Migration : "finir le travail"

Comme lors de son premier discours, Ursula von der Leyen insiste également sur l’épineux dossier de la migration. Plaidant pour que la Bulgarie et la Roumanie rejoignent l’espace Schengen, elle invite les États membres à trouver un accord – qui "n’a jamais été aussi proche" – sur le nouveau pacte sur la migration et l’asile, qui offre selon elle "un nouvel équilibre entre protection des frontières et protection des personnes" (sic), "entre sécurité et humanité". "Finissons le travail", exhorte-t-elle. Vantant par ailleurs le récent partenariat conclu avec la Tunisie, elle indique vouloir "travailler à des accords similaires avec d’autres pays". En outre, déterminée à lutter contre les passeurs et "mettre un terme à ce commerce criminel odieux", elle fait part de sa volonté de "moderniser notre législation, qui date de plus de 20 ans", appelant à une "application plus stricte de la loi" et à un "rôle plus important d’Europol, d’Eurojust et de Frontex". Une conférence internationale sur la lutte contre la traite des êtres humains sera également organisée.

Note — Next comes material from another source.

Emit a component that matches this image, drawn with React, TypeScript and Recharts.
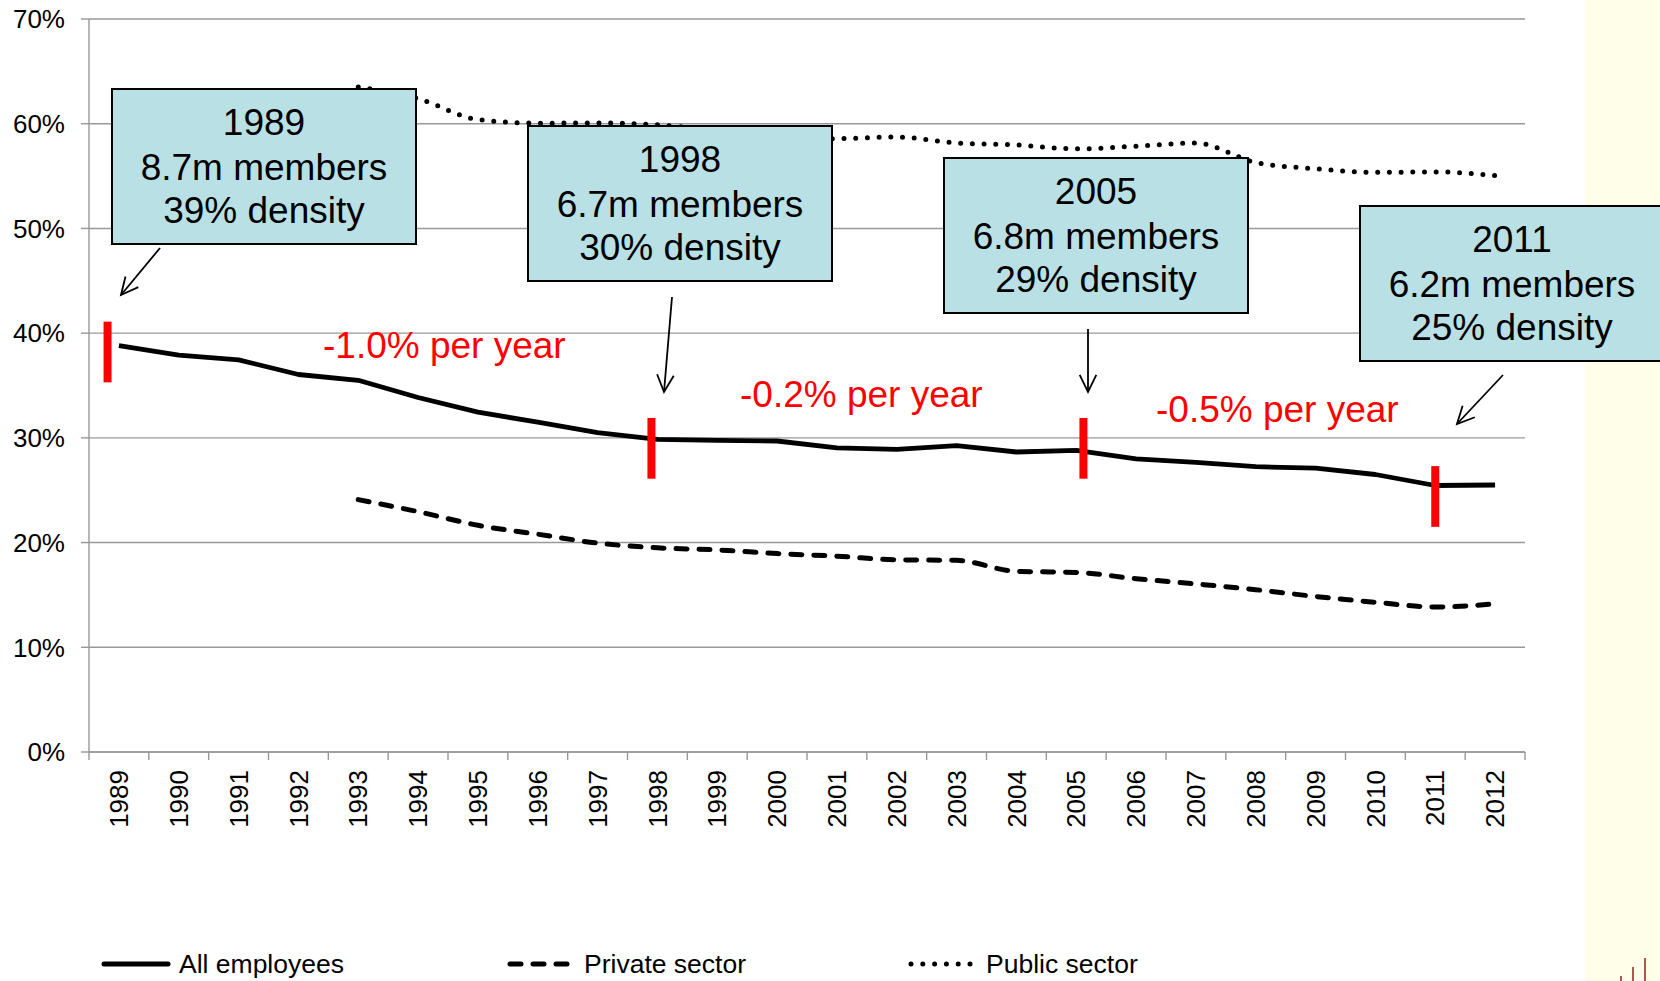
import React from 'react';
import { LineChart, Line, XAxis, YAxis, CartesianGrid, ReferenceLine, Legend } from 'recharts';

// ---------- data ----------
const years = [1989, 1990, 1991, 1992, 1993, 1994, 1995, 1996, 1997, 1998, 1999, 2000,
  2001, 2002, 2003, 2004, 2005, 2006, 2007, 2008, 2009, 2010, 2011, 2012];

const allEmployees = [38.8, 37.9, 37.45, 36.05, 35.5, 33.85, 32.45, 31.5, 30.5, 29.85, 29.75, 29.7,
  29.05, 28.9, 29.25, 28.65, 28.8, 28.0, 27.65, 27.25, 27.1, 26.5, 25.45, 25.5];

const privateSector = [null, null, null, null, 24.1, 22.95, 21.65, 20.8, 19.95, 19.5, 19.3, 18.95,
  18.7, 18.35, 18.3, 17.25, 17.15, 16.55, 16.05, 15.5, 14.85, 14.3, 13.85, 14.15];

const publicSector = [null, null, null, null, 63.5, 62.4, 60.4, 60.05, 60.07, 59.9, 59.3, 58.8,
  58.57, 58.73, 58.16, 57.97, 57.6, 57.85, 58.15, 56.3, 55.7, 55.36, 55.4, 55.05];

const seriesNames = ['All employees', 'Private sector', 'Public sector'];

const yTicks = [0, 10, 20, 30, 40, 50, 60, 70];

// red period markers (x in years, y range in %)
const markerX = [1988.81, 1997.9, 2005.12, 2011.0];
const markerLow = [35.3, 26.1, 26.1, 21.5];
const markerHigh = [41.1, 31.9, 31.9, 27.3];

const calloutYears = ['1989', '1998', '2005', '2011'];
const calloutMembers = ['8.7m members', '6.7m members', '6.8m members', '6.2m members'];
const calloutDensity = ['39% density', '30% density', '29% density', '25% density'];

const rateLabels = ['-1.0% per year', '-0.2% per year', '-0.5% per year'];

// ---------- derived ----------
const data = years.map((y, i) => ({
  year: y,
  all: allEmployees[i],
  priv: privateSector[i],
  pub: publicSector[i],
}));

const xTicks: number[] = [];
years.forEach((y) => { xTicks.push(y - 0.5); xTicks.push(y); });
xTicks.push(years[years.length - 1] + 0.5);

const FONT = '"Liberation Sans", Arial, Helvetica, sans-serif';
const GRID = '#989898';
const TICK_SIZE = 8;
const TICK_MARGIN = 10;

const XTick = (props: any) => {
  const { x, y, payload } = props;
  const v = payload.value as number;
  const axisY = y - TICK_SIZE - TICK_MARGIN;
  if (!Number.isInteger(v)) {
    return <line x1={x} x2={x} y1={axisY} y2={axisY + TICK_SIZE} stroke={GRID} strokeWidth={1.4} />;
  }
  return (
    <text x={x} y={y} transform={`rotate(-90 ${x} ${y})`} textAnchor="end" dy="0.35em"
      fontSize={26} fontFamily={FONT} fill="#000">{v}</text>
  );
};

const legendX = [102, 508, 909];
const legendLen = [66, 59, 64];
const legendText = [179, 584, 986];
const legendDash = [undefined, '11 12', '0 11.8'];

const LegendContent = (props: any) => {
  const payload = props.payload || [];
  return (
    <svg width={1660} height={40} style={{ display: 'block' }}>
      {payload.map((p: any, i: number) => (
        <g key={i}>
          <line x1={legendX[i] + 2} x2={legendX[i] + legendLen[i]} y1={19} y2={19}
            stroke="#000" strokeWidth={5} strokeLinecap="round" strokeDasharray={legendDash[i]} />
          <text x={legendText[i]} y={28} fontSize={26.5} fontFamily={FONT} fill="#000">{p.value}</text>
        </g>
      ))}
    </svg>
  );
};

// callout geometry
const boxX = [112, 528, 944, 1360];
const boxY = [89, 126, 158, 206];
const BOX_W = 304;
const BOX_H = 155;
const arrows = [
  [160, 248, 121, 295],
  [672, 297, 664, 392],
  [1088, 329, 1088, 392],
  [1503, 375, 1457, 424],
];
const rateX = [323, 740, 1156];
const rateY = [358, 407, 422];

const Arrow = ({ a }: { a: number[] }) => {
  const [x1, y1, x2, y2] = a;
  const ang = Math.atan2(y2 - y1, x2 - x1);
  const L = 19;
  const spread = (26 * Math.PI) / 180;
  const lx = x2 - L * Math.cos(ang - spread);
  const ly = y2 - L * Math.sin(ang - spread);
  const rx = x2 - L * Math.cos(ang + spread);
  const ry = y2 - L * Math.sin(ang + spread);
  return (
    <g stroke="#000" strokeWidth={1.8} fill="none">
      <line x1={x1} y1={y1} x2={x2} y2={y2} />
      <polyline points={`${lx},${ly} ${x2},${y2} ${rx},${ry}`} />
    </g>
  );
};

export default function App() {
  return (
    <div style={{ position: 'absolute', left: 0, top: 0, width: 1660, height: 981, overflow: 'hidden', background: '#fff', fontFamily: FONT }}>
      <div style={{ position: 'absolute', left: 1585, top: 0, width: 75, height: 981, background: '#FFFEE9' }} />
      <div style={{ position: 'absolute', left: 0, top: 0 }}>
        <LineChart width={1660} height={981} data={data} margin={{ top: 19, right: 135, left: 0, bottom: 129 }}>
          <CartesianGrid vertical={false} stroke={GRID} strokeWidth={1.4} />
          <XAxis type="number" dataKey="year" domain={[1988.5, 2012.5]} ticks={xTicks} interval={0}
            allowDecimals tick={<XTick />} tickLine={false} tickSize={TICK_SIZE} tickMargin={TICK_MARGIN}
            axisLine={{ stroke: GRID, strokeWidth: 1.4 }} height={100} />
          <YAxis type="number" domain={[0, 70]} ticks={yTicks} interval={0} width={89}
            tickFormatter={(v: number) => `${v}%`} tick={{ fontSize: 26, fill: '#000', fontFamily: FONT }}
            tickLine={{ stroke: GRID, strokeWidth: 1.4 }} tickSize={8} tickMargin={16}
            axisLine={{ stroke: GRID, strokeWidth: 1.4 }} />
          <Line name={seriesNames[0]} dataKey="all" type="linear" stroke="#000" strokeWidth={4.8}
            dot={false} activeDot={false} isAnimationActive={false} strokeLinejoin="round" />
          <Line name={seriesNames[1]} dataKey="priv" type="monotone" stroke="#000" strokeWidth={5}
            strokeDasharray="11 12" strokeLinecap="round" dot={false} activeDot={false} isAnimationActive={false} />
          <Line name={seriesNames[2]} dataKey="pub" type="monotone" stroke="#000" strokeWidth={5}
            strokeDasharray="0 11.7" strokeLinecap="round" dot={false} activeDot={false} isAnimationActive={false} />
          {markerX.map((mx, i) => (
            <ReferenceLine key={i} segment={[{ x: mx, y: markerLow[i] }, { x: mx, y: markerHigh[i] }]}
              stroke="#FF0000" strokeWidth={8} ifOverflow="visible" />
          ))}
          <Legend layout="horizontal" verticalAlign="middle" align="center"
            wrapperStyle={{ top: 945, left: 0, width: 1660, height: 40 }} content={<LegendContent />} />
        </LineChart>
      </div>
      <svg width={1660} height={981} style={{ position: 'absolute', left: 0, top: 0, pointerEvents: 'none' }}>
        {calloutYears.map((yr, i) => (
          <g key={i}>
            <rect x={boxX[i]} y={boxY[i]} width={BOX_W} height={BOX_H} fill="#B9E0E4" stroke="#000" strokeWidth={2} />
            <text x={boxX[i] + BOX_W / 2} textAnchor="middle" fontSize={37} fontFamily={FONT} fill="#000">
              <tspan x={boxX[i] + BOX_W / 2} y={boxY[i] + 46}>{yr}</tspan>
              <tspan x={boxX[i] + BOX_W / 2} y={boxY[i] + 91}>{calloutMembers[i]}</tspan>
              <tspan x={boxX[i] + BOX_W / 2} y={boxY[i] + 134}>{calloutDensity[i]}</tspan>
            </text>
          </g>
        ))}
        {arrows.map((a, i) => <Arrow key={i} a={a} />)}
        {rateLabels.map((t, i) => (
          <text key={i} x={rateX[i]} y={rateY[i]} fontSize={37} fontFamily={FONT} fill="#FF0000">{t}</text>
        ))}
        <rect x={1620} y={976} width={2} height={5} fill="#B85450" />
        <rect x={1632} y={967} width={2} height={14} fill="#B85450" />
        <rect x={1644} y={958} width={2} height={23} fill="#B85450" />
      </svg>
    </div>
  );
}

Évoquant singulièrement le Sahel, "terreau fertile pour le terrorisme", elle invite les États membres "à faire preuve de la même unité d’intention à l’égard de l’Afrique que celle exprimée à l’égard de l’Ukraine", en "se concentrant sur la coopération avec les gouvernements légitimes". Plus largement, elle déclare travailler "à l’élaboration d’une nouvelle approche stratégique avec l’Afrique", sans en dévoiler davantage.